Recently, I learned about another kind of transformation.  By listening to interviews, reading transcripts, and focusing on the story being told, I found a thread running through many conversations between one teacher and myself.  I created a narrative research/literature review that uncovered an interesting element that could lead to the teacher's exploration of new classroom strategies.  Seeing the story of our work, the teacher realized our conversations, more than class reflections, were intelligent talk that moved learning and discovery forward. That story is still developing.  But it may be key to figuring out the transformation piece.  Perhaps the transformed teachers discovered a fossil--their mission, teaching story, or leadership ability, perhaps--and were able to polish it with renewed strength and insight with the right excavation [PD] tools.  That, too, remains to be seen.
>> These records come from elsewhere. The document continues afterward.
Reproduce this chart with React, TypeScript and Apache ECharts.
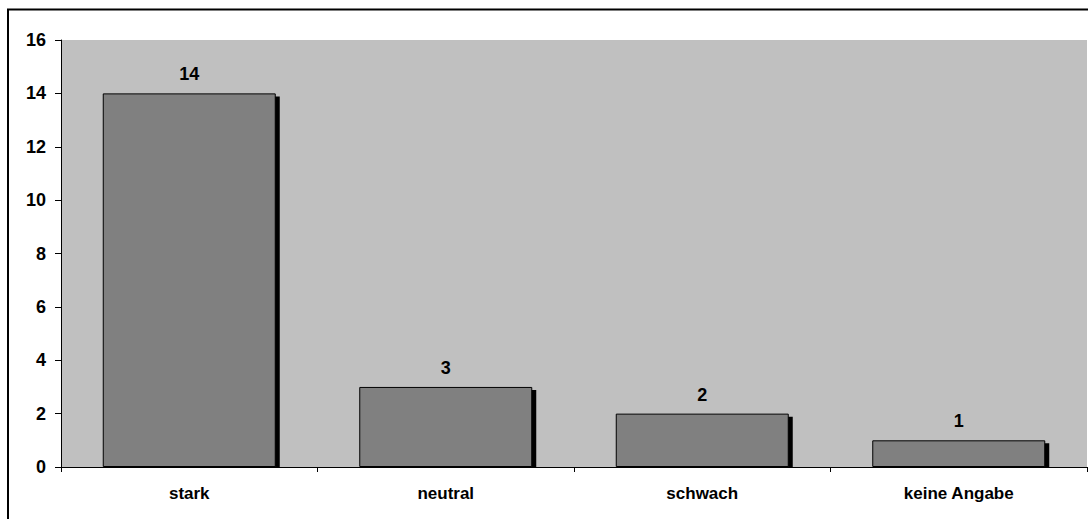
import React, { useEffect, useRef } from "react";
import * as echarts from "echarts";

const categories = ["stark", "neutral", "schwach", "keine Angabe"];
const values = [14, 3, 2, 1];
const yTicks = [0, 2, 4, 6, 8, 10, 12, 14, 16];

const FONT = "'Liberation Sans', Arial, sans-serif";
const BAR_W = 173;

export default function App() {
  const ref = useRef<HTMLDivElement>(null);
  useEffect(() => {
    if (!ref.current) return;
    const chart = echarts.init(ref.current, null, { renderer: "svg" });
    chart.setOption({
      animation: false,
      backgroundColor: "#ffffff",
      graphic: [
        {
          type: "rect",
          z: 100,
          silent: true,
          shape: { x: 8, y: 9.5, width: 1200, height: 700 },
          style: { fill: "none", stroke: "#000", lineWidth: 2 },
        },
      ],
      grid: {
        left: 61,
        right: 1,
        top: 40,
        bottom: 52,
        show: true,
        backgroundColor: "#c0c0c0",
        borderWidth: 0,
      },
      xAxis: {
        type: "category",
        data: categories,
        axisLine: { show: true, lineStyle: { color: "#000", width: 1 } },
        axisTick: { show: true, alignWithLabel: false, length: 5, lineStyle: { color: "#000" } },
        axisLabel: {
          color: "#000",
          fontFamily: FONT,
          fontWeight: "bold",
          fontSize: 17,
          margin: 18,
        },
        splitLine: { show: false },
      },
      yAxis: {
        type: "value",
        min: yTicks[0],
        max: yTicks[yTicks.length - 1],
        interval: 2,
        axisLine: { show: true, lineStyle: { color: "#000", width: 1 } },
        axisTick: { show: true, length: 6, lineStyle: { color: "#000" } },
        axisLabel: {
          color: "#000",
          fontFamily: FONT,
          fontWeight: "bold",
          fontSize: 18,
          margin: 15,
        },
        splitLine: { show: false },
      },
      series: [
        {
          type: "custom",
          z: 1,
          silent: true,
          data: values.map((v, i) => [i, v]),
          renderItem: (params: any, api: any) => {
            const top = api.coord([api.value(0), api.value(1)]);
            const base = api.coord([api.value(0), 0]);
            return {
              type: "rect",
              shape: {
                x: top[0] - BAR_W / 2 + 4,
                y: top[1] + 3,
                width: BAR_W,
                height: base[1] - top[1] - 3,
              },
              style: { fill: "#000" },
            };
          },
        },
        {
          type: "bar",
          z: 2,
          data: values,
          barWidth: BAR_W,
          itemStyle: { color: "#808080", borderColor: "#000", borderWidth: 1 },
          label: {
            show: true,
            position: "top",
            distance: 10,
            color: "#000",
            fontFamily: FONT,
            fontWeight: "bold",
            fontSize: 18,
          },
        },
      ],
    });
    return () => chart.dispose();
  }, []);
  return <div ref={ref} style={{ width: 1088, height: 519, position: "absolute", left: 0, top: 0 }} />;
}
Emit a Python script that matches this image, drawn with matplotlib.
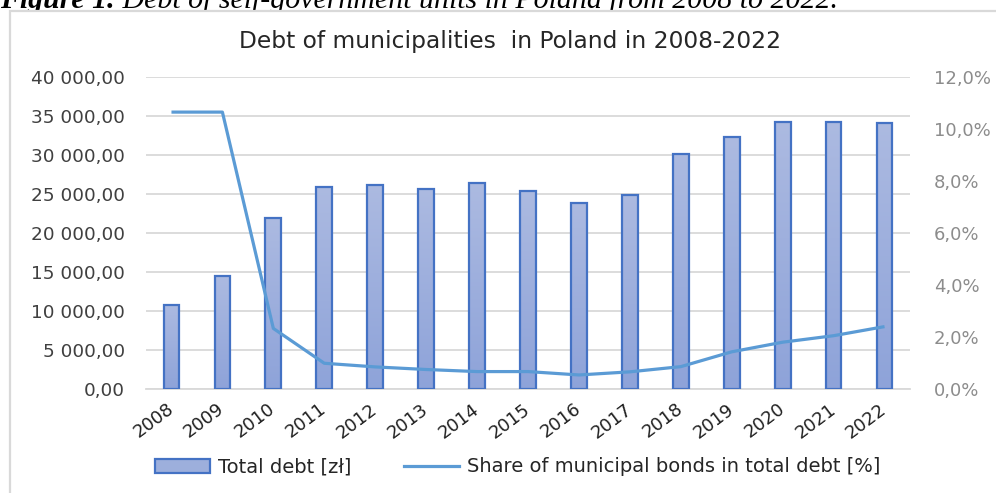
import matplotlib
matplotlib.use("Agg")
import matplotlib.pyplot as plt
import numpy as np
from matplotlib.patches import Rectangle
from matplotlib.lines import Line2D
from matplotlib.colors import LinearSegmentedColormap
from matplotlib.ticker import FuncFormatter, MultipleLocator

years = ["2008", "2009", "2010", "2011", "2012", "2013", "2014", "2015",
         "2016", "2017", "2018", "2019", "2020", "2021", "2022"]
total_debt = [10800, 14500, 21900, 25900, 26200, 25700, 26400, 25400,
              23800, 24900, 30100, 32300, 34200, 34200, 34100]
bond_share = [10.65, 10.65, 2.33, 0.99, 0.85, 0.75, 0.67, 0.67,
              0.54, 0.66, 0.86, 1.43, 1.80, 2.05, 2.40]

title = "Debt of municipalities  in Poland in 2008-2022"
caption_bold = "Figure 1."
caption_rest = " Debt of self-government units in Poland from 2008 to 2022."
bar_label = "Total debt [zł]"
line_label = "Share of municipal bonds in total debt [%]"

W, H = 996, 493
fig = plt.figure(figsize=(W / 100, H / 100), dpi=100)
fig.patch.set_facecolor("white")

# chart frame
frame = Rectangle((10 / W, -0.1), 1.0, (H - 11) / H + 0.1, transform=fig.transFigure,
                  facecolor="white", edgecolor="#d9d9d9", lw=1.6, zorder=-2)
fig.patches.append(frame)

# caption (clipped at top of the image, as in the source screenshot)
cap_y = 1 - 8 / H
t1 = fig.text(0.0, cap_y, caption_bold, fontsize=21.5, family="Liberation Serif",
              style="italic", weight="bold", va="baseline", ha="left", zorder=-3)
fig.canvas.draw()
bb = t1.get_window_extent()
fig.text(bb.x1 / W, cap_y, caption_rest, fontsize=21.5, family="Liberation Serif",
         style="italic", va="baseline", ha="left", zorder=-3)

# chart title
fig.text(510 / W, 1 - 48 / H, title, fontsize=16.8, color="#262626",
         ha="center", va="baseline")

ax = fig.add_axes([146 / W, 1 - 389 / H, (910 - 146) / W, (389 - 77) / H])
ax.set_facecolor("none")
x = np.arange(len(years))
bars = ax.bar(x, total_debt, width=0.31, facecolor="none", edgecolor="#4472c4",
              linewidth=1.6, zorder=3)
cmap = LinearSegmentedColormap.from_list("g", ["#8ea3d9", "#acbae1"])
grad = np.linspace(0, 1, 256).reshape(-1, 1)
for p in bars.patches:
    bx, by, bw, bh = p.get_x(), p.get_y(), p.get_width(), p.get_height()
    im = ax.imshow(grad, extent=[bx, bx + bw, by, by + bh], origin="lower",
                   aspect="auto", cmap=cmap, zorder=2, interpolation="bilinear")
    im.set_clip_path(p)

ax.set_xlim(-0.5, len(years) - 0.5)
ax.set_ylim(0, 40000)
ax.yaxis.set_major_locator(MultipleLocator(5000))
ax.yaxis.set_major_formatter(FuncFormatter(
    lambda v, p: f"{v:,.2f}".replace(",", " ").replace(".", ",")))
ax.grid(axis="y", color="#d9d9d9", lw=1.3, zorder=0)
ax.set_axisbelow(True)
for s in ["top", "right", "left"]:
    ax.spines[s].set_visible(False)
ax.spines["bottom"].set_color("#d9d9d9")
ax.spines["bottom"].set_linewidth(1.3)
ax.tick_params(axis="y", length=0, pad=15, labelsize=13.3, labelcolor="#404040")
ax.tick_params(axis="x", length=0, pad=13, labelsize=13, labelcolor="#202020")
ax.set_xticks(x)
ax.set_xticklabels(years, rotation=37, ha="right", va="center",
                   rotation_mode="anchor")

ax2 = ax.twinx()
ax2.plot(x, bond_share, color="#5b9bd5", lw=2.3, solid_capstyle="butt", zorder=4)
ax2.set_ylim(0, 12)
ax2.yaxis.set_major_locator(MultipleLocator(2))
ax2.yaxis.set_major_formatter(FuncFormatter(lambda v, p: f"{v:.1f}%".replace(".", ",")))
for s in ax2.spines.values():
    s.set_visible(False)
ax2.tick_params(axis="y", length=0, pad=17, labelsize=13, labelcolor="#8c8c8c")

handles = [Rectangle((0, 0), 1, 1, facecolor="#9dafdc", edgecolor="#4472c4", lw=1.6),
           Line2D([], [], color="#5b9bd5", lw=2.3)]
fig.legend(handles, [bar_label, line_label], loc="center",
           bbox_to_anchor=(0.52, 1 - 467 / H), ncol=2, frameon=False,
           fontsize=14, handlelength=2.8, handleheight=0.7, handletextpad=0.45,
           columnspacing=2.7, labelcolor="#262626")

fig.savefig("out.png", dpi=100, facecolor="white")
There may be no easy formula to determine the best professional learning opportunity.  It most likely is dependent on the disposition of the attendee and his or her context.  If that is true, even the well-designed PD may fall short of delivering (or deliverance).  This inquiry goes deeper than examining professional development feedback databases or administering surveys.  The story begins at the fossil, in the classroom before the professional development experience.  Either polishing happens or it doesn't, but we have to know the fossil from the beginning.

So I am still stuck with no title for my NCTE proposal and am only a  little clearer on my narrative stance in research.